TABLE_NAME    | ZONE_NAME  | TABLE_COLOCATION_COLUMNS
--------------+------------+-------------------------
PLAYLIST      | MUSICSTORE | PLAYLISTID
PLAYLISTTRACK | MUSICSTORE | PLAYLISTID

Checkpoint:You wrote DDL for the Playlist chain that matches the existing schema: Playlist with a simple PK, PlaylistTrack with a composite PK and COLOCATE BY (PlaylistId), both in the MusicStore zone.

Colocated vs Cross-Chain Joins

So far, every query has touched a single table. Joins are where colocation pays off, because the planner can execute a join locally when both tables share a partition, or must shuffle data between nodes when they do not.

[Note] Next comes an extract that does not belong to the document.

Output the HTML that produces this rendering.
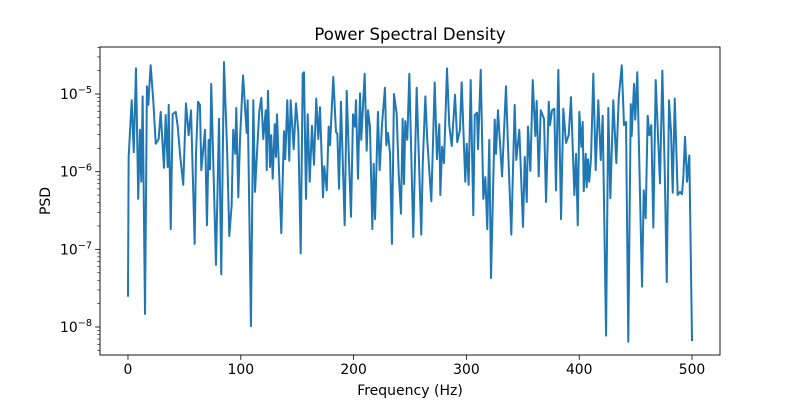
<!DOCTYPE html>
<html><head><meta charset="utf-8"><style>
body{margin:0;background:#fff}
svg{display:block;font-family:"DejaVu Sans","Liberation Sans",sans-serif}
</style></head><body>
<svg id="chart" width="800" height="400" viewBox="0 0 800 400">
<rect width="800" height="400" fill="#fff"/>
<text x="410" y="40" font-size="16.5" text-anchor="middle">Power Spectral Density</text>
<g id="axes"></g>
<path id="line" fill="none" stroke="#1f77b4" stroke-width="2" stroke-linejoin="round"/>
<rect x="100" y="47" width="620" height="308" fill="none" stroke="#000" stroke-width="0.9"/>
<text x="410" y="395" font-size="14" text-anchor="middle">Frequency (Hz)</text>
<text transform="translate(50,201) rotate(-90)" font-size="14" text-anchor="middle">PSD</text>
</svg>
<script>
const freqs=[0,0.6,3.3,5.1,7.1,9.1,10.6,11.8,13.0,15.1,16.8,18.0,20.1,22.4,24.6,27.2,29.0,31.9,33.4,35.2,36.1,37.9,39.6,42.3,44.1,46.1,49.0,51.4,53.8,55.9,59.1,60.3,62.1,63.8,65.0,68.3,70.0,71.5,72.7,73.8,78.0,80.7,82.7,85.1,88.0,89.8,91.9,93.3,95.1,96.0,97.8,99.3,102.0,105.2,106.1,109.0,111.1,112.6,114.4,116.4,118.2,119.9,122.1,123.0,124.1,125.9,127.0,128.3,130.1,131.2,132.1,135.9,138.3,139.4,141.2,143.0,144.2,146.9,148.9,151.0,153.1,154.9,156.0,157.8,159.3,161.1,163.1,164.9,166.9,168.7,170.2,172.9,174.0,176.2,177.9,179.1,182.0,184.4,185.6,187.1,188.8,192.1,193.9,195.9,197.7,199.5,201.2,202.1,203.9,205.7,206.8,209.8,211.6,212.8,214.5,216.6,217.8,219.0,221.6,223.1,225.2,227.8,229.0,230.5,232.3,234.0,235.8,238.2,240.0,242.0,243.5,244.7,245.8,247.6,249.4,252.9,255.9,260.0,261.3,263.6,265.3,268.9,271.9,273.9,276.0,276.9,278.4,280.1,282.8,284.8,287.0,289.9,291.9,294.3,295.8,299.0,300.3,302.0,303.8,306.1,307.4,309.4,310.3,312.7,315.0,316.8,318.5,320.3,321.8,325.1,326.2,328.0,331.6,335.1,336.9,339.8,342.8,344.2,346.9,350.2,351.7,353.5,354.6,356.7,358.8,361.1,362.3,364.1,365.9,368.8,370.6,373.0,374.1,375.9,377.9,379.4,381.5,383.9,385.9,388.3,390.7,392.7,395.7,397.2,398.7,400.1,401.9,403.1,404.0,405.8,406.6,407.8,408.9,410.5,412.5,414.6,416.9,419.1,420.8,423.8,425.8,427.6,430.2,432.9,435.0,437.7,439.7,441.5,443.5,445.7,446.5,448.6,449.7,451.5,455.7,457.2,458.9,460.7,462.2,463.9,465.7,467.8,471.6,473.7,475.8,477.6,479.6,481.4,482.9,484.7,487.3,489.4,491.1,492.3,493.8,495.6,497.6,500];
const psdLog10=[-7.61,-5.81,-5.08,-5.75,-4.67,-6.35,-5.46,-6.13,-5.03,-7.83,-4.90,-5.14,-4.63,-5.08,-5.64,-5.58,-5.23,-5.95,-5.27,-5.94,-5.14,-6.74,-5.26,-5.23,-5.42,-5.77,-6.17,-5.12,-5.53,-5.21,-6.93,-5.77,-5.10,-5.14,-5.98,-5.46,-6.69,-5.59,-5.97,-4.87,-7.20,-5.32,-7.32,-4.59,-5.77,-6.83,-6.43,-5.46,-5.77,-5.18,-6.33,-5.59,-4.76,-5.50,-5.08,-7.99,-5.08,-6.26,-5.75,-5.22,-5.05,-5.58,-5.21,-5.98,-4.96,-5.94,-5.53,-6.09,-5.39,-5.81,-5.26,-6.79,-5.48,-5.84,-5.08,-5.86,-5.08,-5.71,-5.12,-5.49,-7.05,-4.74,-4.72,-6.35,-5.26,-6.13,-5.41,-5.91,-5.06,-5.58,-5.17,-6.33,-5.93,-6.24,-5.42,-5.66,-4.78,-5.49,-5.51,-6.22,-5.10,-6.69,-4.96,-5.85,-6.58,-5.26,-5.42,-5.08,-6.09,-4.99,-5.59,-4.74,-5.73,-5.21,-5.42,-6.74,-5.90,-6.61,-5.23,-5.98,-5.39,-4.92,-5.66,-5.50,-5.77,-6.93,-5.00,-5.26,-6.03,-6.54,-5.32,-6.16,-5.35,-5.59,-4.74,-6.84,-4.92,-6.81,-5.90,-5.03,-5.59,-6.38,-4.85,-5.84,-5.39,-6.30,-5.68,-5.89,-4.67,-5.40,-5.67,-5.01,-5.62,-5.46,-4.85,-6.13,-5.64,-6.17,-4.82,-6.56,-5.27,-5.24,-5.71,-4.69,-6.35,-6.07,-6.74,-5.59,-7.37,-5.33,-5.77,-5.21,-6.06,-4.90,-5.68,-6.81,-5.14,-5.85,-5.46,-6.71,-5.81,-6.39,-5.42,-5.99,-4.82,-5.54,-5.09,-6.06,-5.21,-5.32,-6.39,-5.10,-5.40,-5.21,-5.19,-6.24,-4.69,-6.61,-5.19,-5.63,-5.53,-5.04,-6.30,-5.77,-6.69,-5.23,-5.68,-5.36,-6.25,-5.77,-6.20,-5.84,-6.13,-5.81,-4.74,-5.98,-5.08,-5.85,-5.28,-8.11,-5.18,-6.34,-5.08,-5.89,-5.06,-4.63,-5.40,-5.36,-8.19,-5.13,-5.54,-4.87,-5.33,-4.72,-7.48,-6.24,-6.60,-5.28,-5.53,-5.40,-6.72,-4.82,-6.15,-4.70,-5.98,-7.42,-5.08,-5.49,-6.27,-5.06,-6.30,-6.26,-6.29,-6.07,-5.55,-6.13,-5.79,-8.18];
const xTicks=[0,100,200,300,400,500];
const yTickExps=[-8,-7,-6,-5];

const NS='http://www.w3.org/2000/svg';
const L=100,R=720,T=47,B=355;
const xMin=-24.8,xMax=524.8,yMin=-8.36,yMax=-4.395;
function xs(f){return L+(f-xMin)/(xMax-xMin)*(R-L);}
function ys(lg){return B-(lg-yMin)/(yMax-yMin)*(B-T);}
const axes=document.getElementById('axes');
function mk(tag,attrs){const e=document.createElementNS(NS,tag);for(const k in attrs)e.setAttribute(k,attrs[k]);axes.appendChild(e);return e;}
xTicks.forEach(v=>{
  const x=xs(v);
  const t=mk('line',{x1:x,x2:x,y1:B,y2:B+4.9,stroke:'#000','stroke-width':0.8});
  
  
  const l=mk('text',{x:x,y:B+19,'font-size':13.9,'text-anchor':'middle'});
  
  
  l.textContent=v;
});
for(let e=-9;e<=-4;e++){
  for(let m=2;m<=9;m++){
    const lg=e+Math.log10(m);
    if(lg<yMin||lg>yMax)continue;
    const y=ys(lg);
    const t=mk('line',{x1:L-2.8,x2:L,y1:y,y2:y,stroke:'#000','stroke-width':0.6});
    
    
  }
}
yTickExps.forEach(v=>{
  const y=ys(v);
  const t=mk('line',{x1:L-4.9,x2:L,y1:y,y2:y,stroke:'#000','stroke-width':0.8});
  
  
  const l=mk('text',{x:L-8,y:y+5,'font-size':13.9,'text-anchor':'end'});
  
  
  const base=document.createElementNS(NS,'tspan');base.textContent='10';l.appendChild(base);
  const sup=document.createElementNS(NS,'tspan');sup.setAttribute('dy','-6');sup.setAttribute('font-size','9.7');sup.textContent='\u2212'+Math.abs(v);l.appendChild(sup);
});
let d='';
freqs.forEach((f,i)=>{d+=(i?'L':'M')+xs(f).toFixed(2)+' '+ys(psdLog10[i]).toFixed(2);});
document.getElementById('line').setAttribute('d',d);
</script>
</body></html>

Colocated join: Artist to Album

Artist and Album share the catalog colocation chain. A join filtered by ArtistId should execute within a single partition:

Apache Ignite 3
GridGain 9

docker exec ignite3-node1 /opt/ignite3cli/bin/ignite3 sql \
  "EXPLAIN PLAN FOR SELECT a.Name, al.Title FROM Artist a JOIN Album al ON a.ArtistId = al.ArtistId WHERE a.ArtistId = 1;"

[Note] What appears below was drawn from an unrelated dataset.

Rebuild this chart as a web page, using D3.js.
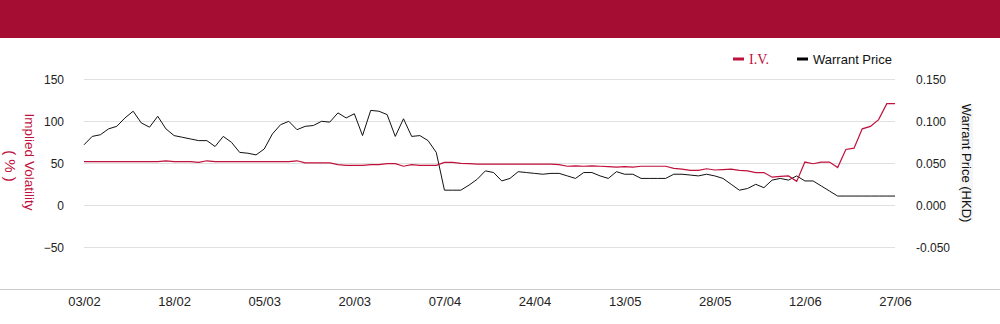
<!DOCTYPE html>
<html>
<head>
<meta charset="utf-8">
<script src="https://cdnjs.cloudflare.com/ajax/libs/d3/7.8.5/d3.min.js"></script>
<style>
  body { margin: 0; background: #fff; }
  svg { display: block; font-family: "Liberation Sans", Arial, sans-serif; }
</style>
</head>
<body>
<div id="chart"></div>
<script>
// trading days (dd/mm)
var dates = [
  "03/02","04/02","05/02","06/02","07/02","10/02","11/02","12/02","13/02","14/02",
  "17/02","18/02","19/02","20/02","21/02","24/02","25/02","26/02","27/02","28/02",
  "03/03","04/03","05/03","06/03","07/03","10/03","11/03","12/03","13/03","14/03",
  "17/03","18/03","19/03","20/03","21/03","24/03","25/03","26/03","27/03","28/03","31/03",
  "01/04","02/04","03/04","07/04","08/04","09/04","10/04","11/04","14/04","15/04",
  "16/04","17/04","22/04","23/04","24/04","25/04","28/04","29/04","30/04",
  "02/05","06/05","07/05","08/05","09/05","12/05","13/05","14/05","15/05","16/05",
  "19/05","20/05","21/05","22/05","23/05","26/05","27/05","28/05","29/05","30/05",
  "02/06","03/06","04/06","05/06","06/06","09/06","10/06","11/06","12/06","13/06",
  "16/06","17/06","18/06","19/06","20/06","23/06","24/06","25/06","26/06","27/06"
];
var tickDates = ["03/02","18/02","05/03","20/03","07/04","24/04","13/05","28/05","12/06","27/06"];

// implied volatility (%)
var iv = [
  52,52,52,52,52,52,52,52,52,52,
  53,52,52,52,51,53,52,52,52,52,
  52,52,52,52,52,52,53,50.5,50.5,50.5,
  50.5,48.5,47.5,47.5,47.5,48.5,48.5,49.5,49.5,46.5,
  48.5,47.5,47.5,47.5,51,51,50,49.5,49,49,
  49,49,49,49,49,49,49,49,48.5,46.5,
  47,46.5,47,46.5,46,45.5,46,45.5,46.5,46.5,
  46.5,46.5,44,43,41.5,41.5,43.5,42,42.5,43,
  41.5,41,39,39,33.5,34.5,35,28.5,51.5,49.5,
  51.5,51.5,45,66.5,68,91,94,102,121,121
];

// warrant price (HKD)
var price = [
  0.072,0.082,0.084,0.091,0.094,0.104,0.112,0.098,0.093,0.106,
  0.091,0.083,0.081,0.079,0.077,0.077,0.070,0.082,0.075,0.063,
  0.062,0.060,0.067,0.085,0.096,0.100,0.090,0.094,0.095,0.100,
  0.099,0.110,0.104,0.109,0.083,0.113,0.112,0.108,0.082,0.103,
  0.082,0.083,0.077,0.063,0.018,0.018,0.018,0.024,0.031,0.041,
  0.039,0.029,0.032,0.040,0.039,0.038,0.037,0.038,0.038,0.035,
  0.032,0.039,0.039,0.035,0.032,0.040,0.037,0.037,0.032,0.032,
  0.032,0.032,0.037,0.037,0.036,0.035,0.037,0.035,0.032,0.025,
  0.018,0.020,0.025,0.021,0.030,0.032,0.030,0.035,0.029,0.029,
  0.023,0.017,0.011,0.011,0.011,0.011,0.011,0.011,0.011,0.011
];

var ivTicks = [150, 100, 50, 0, -50];
var priceTicks = [0.15, 0.1, 0.05, 0, -0.05];

var W = 1000, H = 324;
var red = "#c0103c", barRed = "#a50d33";

var svg = d3.select("#chart").append("svg").attr("width", W).attr("height", H);

// header band
svg.append("rect").attr("x", 0).attr("y", 0).attr("width", W).attr("height", 38).attr("fill", barRed);

var x = d3.scalePoint().domain(dates).range([84, 895]);
var yL = d3.scaleLinear().domain([-100, 150]).range([289.3, 79.3]);
var yR = d3.scaleLinear().domain([-0.1, 0.15]).range([289.3, 79.3]);

// gridlines
svg.append("g").selectAll("line").data(ivTicks).enter().append("line")
  .attr("x1", 84).attr("x2", 895)
  .attr("y1", function (d) { return Math.round(yL(d)) + 0.5; })
  .attr("y2", function (d) { return Math.round(yL(d)) + 0.5; })
  .attr("stroke", "#e0e0e0").attr("stroke-width", 1);

// bottom line
svg.append("line").attr("x1", 0).attr("x2", W).attr("y1", 289.5).attr("y2", 289.5)
  .attr("stroke", "#cccccc").attr("stroke-width", 1);

// left axis labels
var yAxisL = d3.axisLeft(yL).tickValues(ivTicks).tickSize(0).tickPadding(0);
var gL = svg.append("g").attr("transform", "translate(64,0)").call(yAxisL);
gL.select(".domain").remove();
gL.selectAll("text").attr("font-size", 12).attr("font-family", "Liberation Sans, Arial, sans-serif").attr("fill", "#222");

// right axis labels
var yAxisR = d3.axisRight(yR).tickValues(priceTicks).tickSize(0).tickPadding(0)
  .tickFormat(d3.format(".3f"));
var gR = svg.append("g").attr("transform", "translate(916,0)").call(yAxisR);
gR.select(".domain").remove();
gR.selectAll("text").attr("font-size", 12).attr("font-family", "Liberation Sans, Arial, sans-serif").attr("fill", "#222")
  .text(function (d) { return d3.format(".3f")(d).replace("−", "-"); });

// x axis labels
var xAxis = d3.axisBottom(x).tickValues(tickDates).tickSize(0).tickPadding(0);
var gX = svg.append("g").attr("transform", "translate(0,297)").call(xAxis);
gX.select(".domain").remove();
gX.selectAll("text").attr("font-size", 13).attr("font-family", "Liberation Sans, Arial, sans-serif").attr("fill", "#222");

// lines
var ivLine = d3.line().x(function (d, i) { return x(dates[i]); }).y(function (d) { return yL(d); });
var prLine = d3.line().x(function (d, i) { return x(dates[i]); }).y(function (d) { return yR(d); });

svg.append("path").datum(price).attr("d", prLine)
  .attr("fill", "none").attr("stroke", "#111").attr("stroke-width", 1);
svg.append("path").datum(iv).attr("d", ivLine)
  .attr("fill", "none").attr("stroke", red).attr("stroke-width", 1.2);

// left title
svg.append("text").attr("transform", "translate(25,162) rotate(90)")
  .attr("text-anchor", "middle").attr("font-size", 13.5).attr("fill", red)
  .text("Implied Volatility");
svg.append("text").attr("transform", "translate(5,166) rotate(90)")
  .attr("text-anchor", "middle").attr("font-size", 15).attr("fill", red)
  .text("( % )");

// right title
svg.append("rect").attr("x", 960).attr("y", 105).attr("width", 13).attr("height", 115).attr("fill", "#f5f5f5");
svg.append("text").attr("transform", "translate(962,163) rotate(90)")
  .attr("text-anchor", "middle").attr("font-size", 13).attr("fill", "#111")
  .text("Warrant Price (HKD)");

// legend
var legend = [
  { name: "I.V.", color: red, x: 733, font: "Liberation Serif, Times New Roman, serif", tc: red },
  { name: "Warrant Price", color: "#000", x: 797, font: "Liberation Sans, Arial, sans-serif", tc: "#111" }
];
var lg = svg.append("g").selectAll("g").data(legend).enter().append("g");
lg.append("rect").attr("x", function (d) { return d.x; }).attr("y", 57.5)
  .attr("width", 11).attr("height", 3).attr("fill", function (d) { return d.color; });
lg.append("text").attr("x", function (d) { return d.x + 16; }).attr("y", 63.5)
  .attr("font-size", function (d) { return d.name === "I.V." ? 14 : 13; })
  .attr("font-family", function (d) { return d.font; })
  .attr("fill", function (d) { return d.tc; }).text(function (d) { return d.name; });
</script>
</body>
</html>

docker exec gridgain9-node1 /opt/gridgain9cli/bin/gridgain9 sql \
  "EXPLAIN PLAN FOR SELECT a.Name, al.Title FROM Artist a JOIN Album al ON a.ArtistId = al.ArtistId WHERE a.ArtistId = 1;"

Apache Ignite 3
GridGain 9

Exchange
    distribution: single
    est: (rows=1)
  Project
      fieldNames: [NAME, TITLE]
      est: (rows=1)
    MergeJoin
        predicate: =(ARTISTID$0, ARTISTID)
        type: inner
        est: (rows=1)
      IndexScan
          table: PUBLIC.ALBUM
          index: IFK_ALBUMARTISTID
          type: SORTED
          collation: [ARTISTID ASC]
          est: (rows=347)
      Sort
          collation: [ARTISTID ASC]
          est: (rows=1)
        IndexScan
            table: PUBLIC.ARTIST
            index: ARTIST_PK
            type: HASH
            predicate: =(ARTISTID, 1)
            est: (rows=1)

Exchange
    distribution: single
    est: (rows=347)
  Project
      fieldNames: [NAME, TITLE]
      est: (rows=347)
    MergeJoin
        predicate: =(ARTISTID$0, ARTISTID)
        type: inner
        est: (rows=347)
      IndexScan
          table: PUBLIC.ALBUM
          index: IFK_ALBUMARTISTID
          type: SORTED
          collation: [ARTISTID ASC]
          est: (rows=347)
      Sort
          collation: [ARTISTID ASC]
          est: (rows=1)
        TableScan
            table: PUBLIC.ARTIST
            predicate: =(ARTISTID, 1)
            est: (rows=1)

A MergeJoin between Album (IndexScan on IFK_ALBUMARTISTID) and Artist. The single Exchange at the top collects results to the coordinator, but there is no Exchange between the join inputs. Both tables are colocated by ArtistId, so the join executes locally on one node without moving data. The planner accesses the Artist table differently between products (IndexScan on the primary key vs TableScan), but the routing and join strategy are the same.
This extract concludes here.